As social historian Mike Davis described, Los Angeles is Walden Pond on acid. What may first attract you to the region can also send you away in disbelief, and the artists of Considering Eden explore the dichotomies of paradise from a variety of artistic mediums in order to express the unique physical and psychological landscapes of our world. In Lisa Bloomfield’s Like Fire, for example, we witness the unique atmospherics of Los Angeles’s fire fueled skies as seen through the artist’s living room curtains, finding beauty caused by the horrors of a distant wildfire. Jane Brucker’s display cases of cast metal objects also explore the visceral and spiritual aspects of the human life cycle, reminding us of death’s presence in everyday objects. Paula Goldman’s Nature series demonstrates the aesthetic beauty of decay in her photographs of still lifes that are in various rotting states.
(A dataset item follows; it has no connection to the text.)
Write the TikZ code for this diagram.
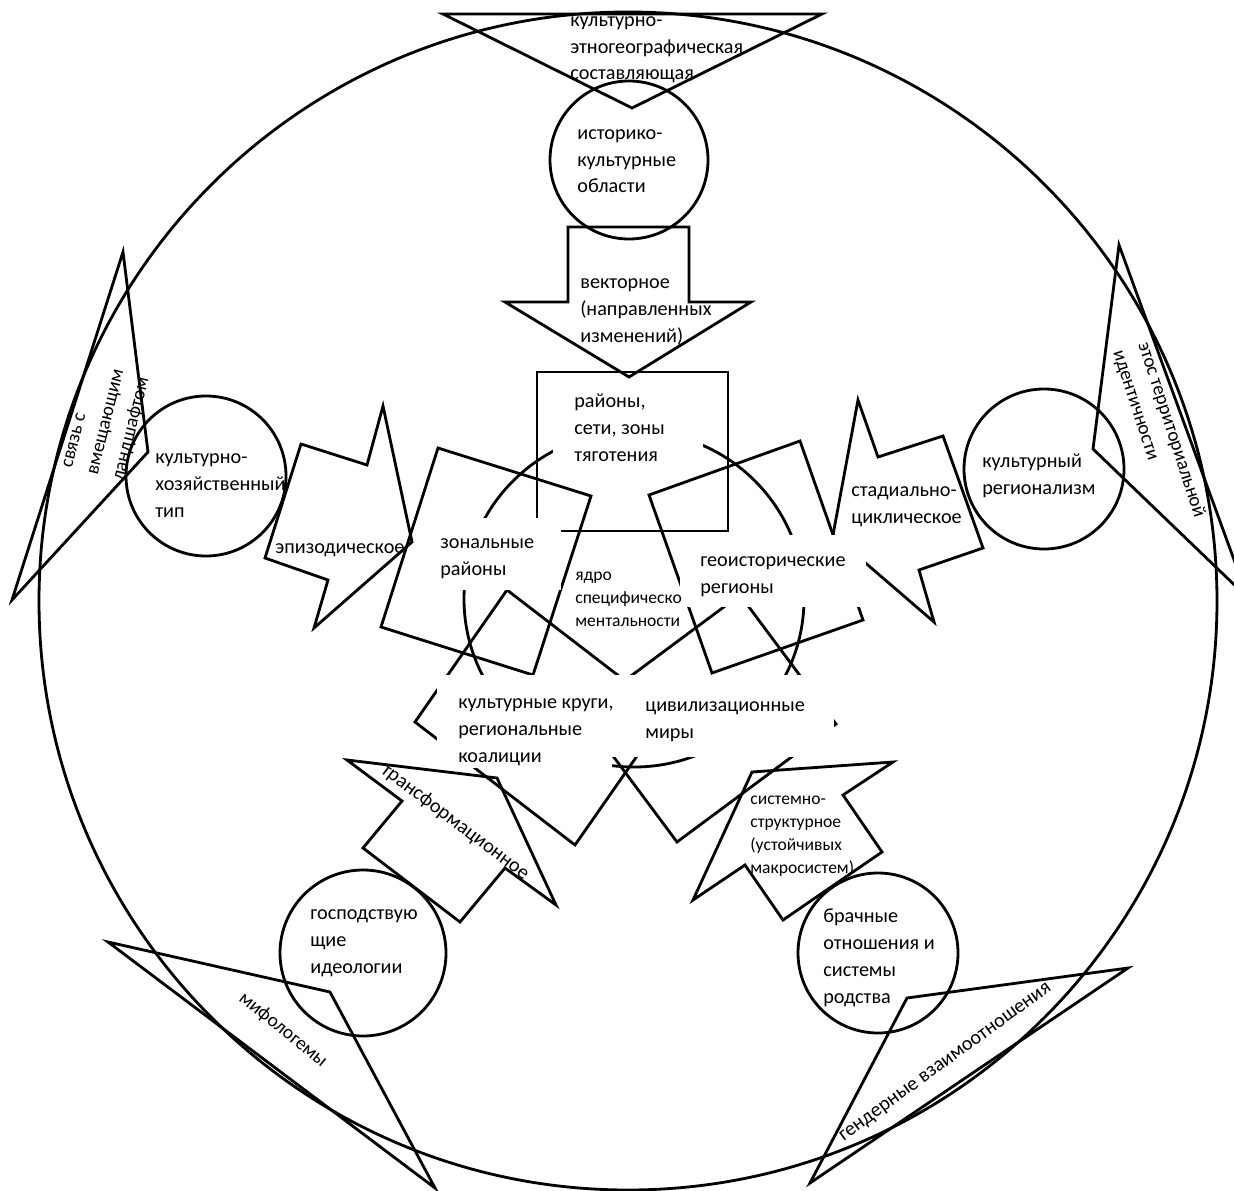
\documentclass[tikz,border=0pt]{standalone}
\usepackage{fontspec}
\setmainfont{Carlito}
\usetikzlibrary{positioning}

\tikzset{
  shape line/.style={draw=black,line width=1.6pt,line join=miter},
  text cover/.style={fill=white,draw=none},
  lbl/.style={align=left,inner sep=0pt,anchor=base west,
    font=\fontsize{11.5}{15.2}\selectfont},
  small lbl/.style={lbl,font=\fontsize{10}{13}\selectfont},
  turned lbl/.style={inner sep=0pt,font=\fontsize{11}{15}\selectfont},
}

\begin{document}
\begin{tikzpicture}[x=0.2mm,y=-0.2mm]
  \useasboundingbox (0,0) rectangle (1234,1191);

  % outer ring
  \draw[shape line] (628,601) circle [radius=589];

  % triangles on the ring
  \draw[shape line] (443,14) -- (822,14) -- (632,108) -- cycle;
  \draw[shape line] (123,252) -- (148,452) -- (12,600) -- cycle;
  \draw[shape line] (1119,245) -- (1093,449) -- (1248,598) -- cycle;
  \draw[shape line] (108,942) -- (330,992) -- (435,1188) -- cycle;
  \draw[shape line] (1128,968) -- (907,998) -- (810,1183) -- cycle;

  % circles
  \draw[shape line] (629,160) circle [radius=79];
  \draw[shape line] (206,476) circle [radius=80];
  \draw[shape line] (1044,469) circle [radius=80];
  \draw[shape line] (363,953) circle [radius=83];
  \draw[shape line] (878,953) circle [radius=80];

  % block arrows
  \draw[shape line] (568,227) -- (689,227) -- (689,302) -- (751,302)
    -- (629,377) -- (505,302) -- (568,302) -- cycle;
  \draw[shape line] (412,542) -- (383,406) -- (367,465) -- (301,444)
    -- (265,558) -- (328,580) -- (314,628) -- cycle;
  \draw[shape line] (833,535) -- (858,400) -- (878,457) -- (943,436)
    -- (983,548) -- (919,570) -- (934,622) -- cycle;
  \draw[shape line] (497,778) -- (347,760) -- (402,801) -- (363,848)
    -- (460,922) -- (505,868) -- (556,905) -- cycle;
  \draw[shape line] (752,772) -- (893,762) -- (843,795) -- (882,852)
    -- (783,920) -- (745,865) -- (693,900) -- cycle;

  % rectangles round the core
  \draw[shape line] (537,372) rectangle (728,531);
  \draw[shape line] (438,448) -- (591,496) -- (533,675) -- (381,627) -- cycle;
  \draw[shape line] (649,495) -- (800,441) -- (863,620) -- (712,673) -- cycle;
  \draw[shape line] (507,590) -- (667,713) -- (575,845) -- (415,722) -- cycle;
  \draw[shape line] (740,595) -- (836,724) -- (677,842) -- (581,713) -- cycle;

  % core
  \draw[shape line] (634,599) ellipse [x radius=170,y radius=168];

  % white text boxes
  \fill[text cover] (553,383) rectangle (703,470);
  \fill[text cover] (425,518) rectangle (561,590);
  \fill[text cover] (680,535) rectangle (866,607);
  \fill[text cover] (437,675) rectangle (612,768);
  \fill[text cover] (612,675) rectangle (834,757);

  % labels
  \node[lbl] (tTri) at (570,80) {культурно-\\этногеографическая\\составляющая};
  \node[lbl] (tCirc) at (577,193) {историко-\\культурные\\области};
  \node[lbl] (tArr) at (580,342) {векторное\\(направленных\\изменений)};
  \node[lbl] (tBox) at (574,461) {районы,\\сети, зоны\\тяготения};
  \node[lbl] (lBox) at (440,575) {зональные\\районы};
  \node[small lbl] (core) at (575,626) {ядро\\специфическо\\ментальности};
  \node[lbl] (rBox) at (700,593) {геоисторические\\регионы};
  \node[lbl] (lCirc) at (155,517) {культурно-\\хозяйственный\\тип};
  \node[lbl] (lArr) at (275,553) {эпизодическое};
  \node[lbl] (rArr) at (851,523) {стадиально-\\циклическое};
  \node[lbl] (rCirc) at (982,494) {культурный\\регионализм};
  \node[lbl] (blBox) at (458,762) {культурные круги,\\региональные\\коалиции};
  \node[lbl] (brBox) at (645,738) {цивилизационные\\миры};
  \node[small lbl] (brArr) at (750,873) {системно-\\структурное\\(устойчивых\\макросистем)};
  \node[lbl] (blCirc) at (310,973) {господствую\\щие\\идеологии};
  \node[lbl] (brCirc) at (823,1003) {брачные\\отношения и\\системы\\родства};
  \node[turned lbl,align=left,anchor=base west,rotate=76] (lTri) at (123,482)
    {связь с\\вмещающим\\ландшафтом};
  \node[turned lbl,align=left,anchor=base west,rotate=-72] (rTri) at (1113,352)
    {этос территориальной\\идентичности};
  \node[turned lbl,rotate=-39] (blTri) at (283,1030) {мифологемы};
  \node[turned lbl,rotate=36,font=\fontsize{11.5}{15}\selectfont] (brTri)
    at (946,1063) {гендерные взаимоотношения};
  \node[turned lbl,rotate=-37,font=\fontsize{11.5}{15}\selectfont] (blArr)
    at (455,822) {трансформационное};
\end{tikzpicture}
\end{document}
Similarly, Katherine Huffaker Jones’s oil paintings are based on constructed dioramas and intricate scenes that speak to our futile attempts to understand life’s trials and tribulations. And, the collages of Bob Jones recontextualize the familiar sentimental images and texts of greeting cards into uncanny combinations that defy their original messages. Just as Eden conjures up images of paradise and its loss, these artists contemplate the sunshine and noir of our daily lives.

As Marcel Proust explained, paradise has always been lost. Considering Eden reminds us of our past, our dreams, and our failures.


DAMON WILLICK is an Associate Professor of Art History at Loyola Marymount University and serves on the editorial board of the contemporary art journal X-TRA. His scholarship focuses on art in Los Angeles. Willick wrote about Jane Brucker’s LOST as part of the Annenberg Beach House Gallery exhibition, Considering Eden.